Texte intégral
Mesdames et Messieurs,
Le juriste aime les jardins à la française. La coexistence sur un espace unique de plusieurs règles, de plusieurs juges ne lui convient guère et sa tendance naturelle va vers la recherche de l'unité. De ce point de vue, la construction originale qui s'incarne en Europe a de quoi le déstabiliser. Il hésite pour définir les deux ensembles cohérents de normes sanctionnées par deux cours européennes. L'une à Luxembourg, et c'est le droit communautaire. L'autre à Strasbourg et, dans le domaine des libertés fondamentales, c'est la Convention européenne de sauvegarde des droits de l'homme. Ajoutons à cela de nombreux traités ou des instruments encore plus originaux comme les actions ou positions communes du troisième pilier. Enfin, dans chaque Etat, subsistent des ordres juridiques nationaux qui, singulièrement dans le domaine des droits de la personne, pour juger des libertés, de l'identité et de la propriété, demeurent autonomes et souverains.
Nous devons évidemment rapprocher évidemment les droits. Faut-il pour autant faire évoluer cet ensemble vers une fusion totale des droits civils et pénaux des différents Etats ? La question est au centre de votre réflexion d'aujourd'hui, dont je félicite les initiateurs. Personnellement, pour être un partisan ardent de la construction européenne, je ne le pense pas.
Je n'ignore pas que la situation actuelle, par sa complexité ou ses lacunes, conduit parfois à des impasses. Dans un domaine qui me tient à cur, celui du droit des enfants, les divergences entre les systèmes juridiques créent des situations dramatiques, par exemple pour les enfants des couples mixtes divorcés. Beaucoup d'autres exemples pourraient être cités dans tous les domaines.

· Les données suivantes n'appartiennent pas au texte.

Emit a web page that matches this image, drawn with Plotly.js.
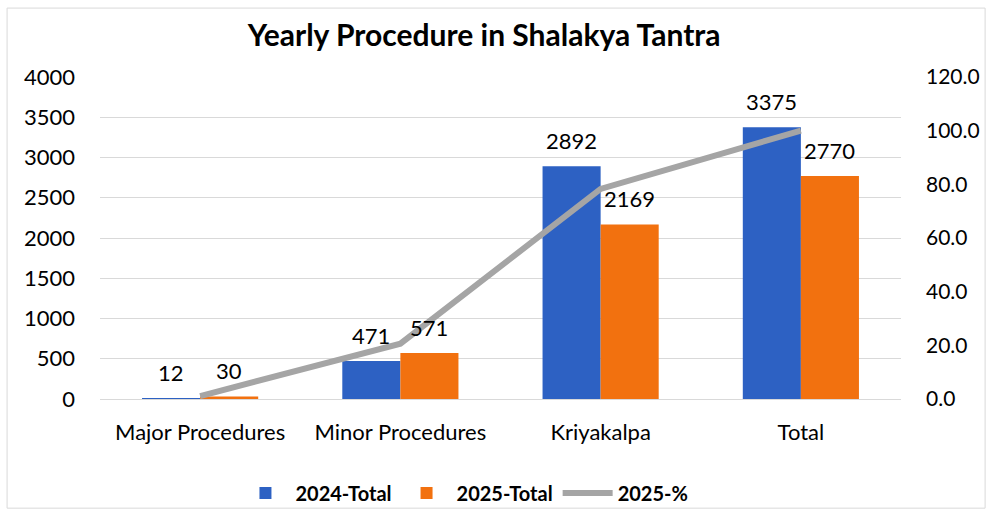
<!DOCTYPE html>
<html><head><meta charset="utf-8">
<script src="https://cdn.plot.ly/plotly-3.0.1.min.js"></script>
<style>html,body{margin:0;padding:0;background:#fff}#c{width:988px;height:513px}</style>
</head><body><div id="c"></div>
<script>
const categories = ["Major Procedures", "Minor Procedures", "Kriyakalpa", "Total"];
const total2024 = [12, 471, 2892, 3375];
const total2025 = [30, 571, 2169, 2770];
const pct2025 = [1.1, 20.6, 78.3, 100.0];
const leftTicks = [0, 500, 1000, 1500, 2000, 2500, 3000, 3500, 4000];
const rightTicks = [0, 20, 40, 60, 80, 100, 120];

const FONT = "Lato, 'Open Sans', sans-serif";
const blue = "#2D61C3", orange = "#F2710F", gray = "#A5A5A5";

const traces = [
  {type: "bar", name: "2024-Total", x: categories, y: total2024, marker: {color: blue}, hoverinfo: "none"},
  {type: "bar", name: "2025-Total", x: categories, y: total2025, marker: {color: orange}, hoverinfo: "none"},
  {type: "scatter", mode: "lines", name: "2025-%", x: categories, y: pct2025, yaxis: "y2",
   line: {color: gray, width: 6}, hoverinfo: "none"}
];

const annotations = [];
categories.forEach((c, i) => {
  annotations.push({x: c, y: total2024[i], xref: "x", yref: "y", text: String(total2024[i]),
    showarrow: false, xshift: -29, yshift: 26, yanchor: "middle", font: {family: FONT, size: 22, color: "#000"}});
  annotations.push({x: c, y: total2025[i], xref: "x", yref: "y", text: String(total2025[i]),
    showarrow: false, xshift: 29, yshift: 26, yanchor: "middle", font: {family: FONT, size: 22, color: "#000"}});
});

const layout = {
  width: 988, height: 513,
  margin: {l: 100, r: 87, t: 77, b: 114, autoexpand: false},
  paper_bgcolor: "#fff", plot_bgcolor: "#fff",
  font: {family: FONT, size: 22, color: "#000"},
  title: {text: "<b>Yearly Procedure in Shalakya Tantra</b>", x: 0.49, xanchor: "center", y: 0.93, yanchor: "middle",
    font: {family: FONT, size: 30, color: "#000"}},
  barmode: "group", bargap: 0.42, bargroupgap: 0,
  xaxis: {type: "category", showgrid: false, showline: false, ticks: "", tickfont: {size: 22}, ticklabelstandoff: 18, automargin: false},
  yaxis: {range: [0, 4000], tickvals: leftTicks, showgrid: true, gridcolor: "#D9D9D9", gridwidth: 1, automargin: false,
    zeroline: true, zerolinecolor: "#D9D9D9", showline: false, ticks: "", tickfont: {size: 22}, ticklabelstandoff: 24},
  yaxis2: {range: [0, 120], tickvals: rightTicks, tickformat: ".1f", overlaying: "y", side: "right", automargin: false,
    showgrid: false, zeroline: false, showline: false, ticks: "", tickfont: {size: 21}, ticklabelstandoff: 24},
  showlegend: true,
  legend: {orientation: "h", x: 0.455, xanchor: "center", yref: "container", y: 0.039, yanchor: "middle",
    bgcolor: "rgba(0,0,0,0)",
    font: {family: FONT, size: 20, color: "#000", weight: "bold"}, itemwidth: 50, tracegroupgap: 30},
  annotations: annotations,
  shapes: [{type: "rect", xref: "paper", yref: "paper", x0: -0.116, x1: 1.105, y0: -0.339, y1: 1.214,
    line: {color: "#D9D9D9", width: 1}, fillcolor: "rgba(0,0,0,0)", layer: "below"}]
};

Plotly.newPlot("c", traces, layout, {displayModeBar: false, staticPlot: true});
</script></body></html>
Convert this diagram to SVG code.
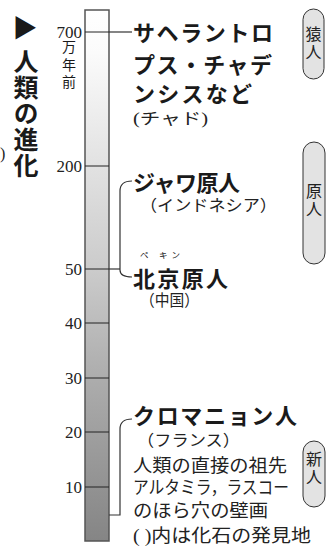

Modalités différentes, textes particuliers, juges adaptés, cela n'est pas exclusif d'objectifs communs qui sont indispensables. Il faut assurer à l'ensemble des citoyens d'Europe une même garantie de droit. C'est en effet, avec le droit de suffrage, l'un des fondements d'une démocratie européenne encore balbutiante. Il faut faire des parlements les outils prioritaires de cette homogénéité du droit pour qu'elle n'apparaisse pas comme un édifice technocratique et cela s'applique bien sûr à l'Assemblée où nous nous trouvons.
Ainsi entendu, et en n'abordant qu'une partie des problèmes posés, un droit de l'espace européen doit me semble-t-il, répondre au moins à trois principes :
- Unité de droit ne signifie pas droit unique. La subsidiarité doit être la règle. Si une réponse est plus efficace quand elle est prise collectivement- je songe par exemple, à la lutte contre la criminalité organisée ou contre la corruption financière- ou quand une convergence réelle des droits nationaux existe, il est possible et souhaitable d'adopter des normes européennes. Dans cet esprit, pourquoi ne pas communautariser, dans un premier temps, sous la forme de directives certaines actions ou positions communes élaborées dans le cadre du troisième pilier ? En revanche, quand ces conditions n'existent pas, il me paraît devoir rester de la compétence des Etats de définir les règles applicables conformément à la tradition nationale.
- Deuxième principe : unité de droit ne signifie pas unité de juge. Ce sont bien les juges nationaux qui sont les juges de droit commun du droit communautaire. En France, les juridictions administratives et judiciaires appliquent quotidiennement les normes européennes et leur donnent un sens pour les citoyens. Multiplier les degrés de juridictions risquerait de conduire à un retard supplémentaire dans le traitement des dossiers et à une paralysie de l'ensemble. L'Europe doit s'occuper de l'essentiel, mais de cela seulement. Sinon, les réactions seront vives -on en a vu récemment certaines- et souvent légitimes. Un de mes amis résume cela par une formule que j'aime assez : pensée unique, fromage unique. Partout où le droit et les juges nationaux fonctionnent, il faut les laisser travailler. Partout où l'Europe peut apporter une amélioration, elle doit le faire.
- Enfin, pour éviter les impasses juridiques comme celles que j'évoquais il y a instant, où deux juridictions nationales rendent des décisions contradictoires, une démarche souple de règlement des conflits pourrait être privilégiée, mais ceci est plus discutable : dans un premier temps, le médiateur européen pourrait être saisi ; il aurait un délai de six mois pour rapprocher les points de vue ; en cas d'impasse, il saisirait la CJCE afin qu'elle tranche la question de compétence en renvoyant le jugement au fond à la juridiction effectivement compétente, à l'instar du rôle dévolu au tribunal des conflits français.
Ce ne sont là que des suggestions. La réflexion des meilleurs experts est irremplaçable. C'est tout le sens de votre réunion, dont les conclusions seront précieuses. Vous êtes ici chez vous. Je vous souhaite d'excellents travaux.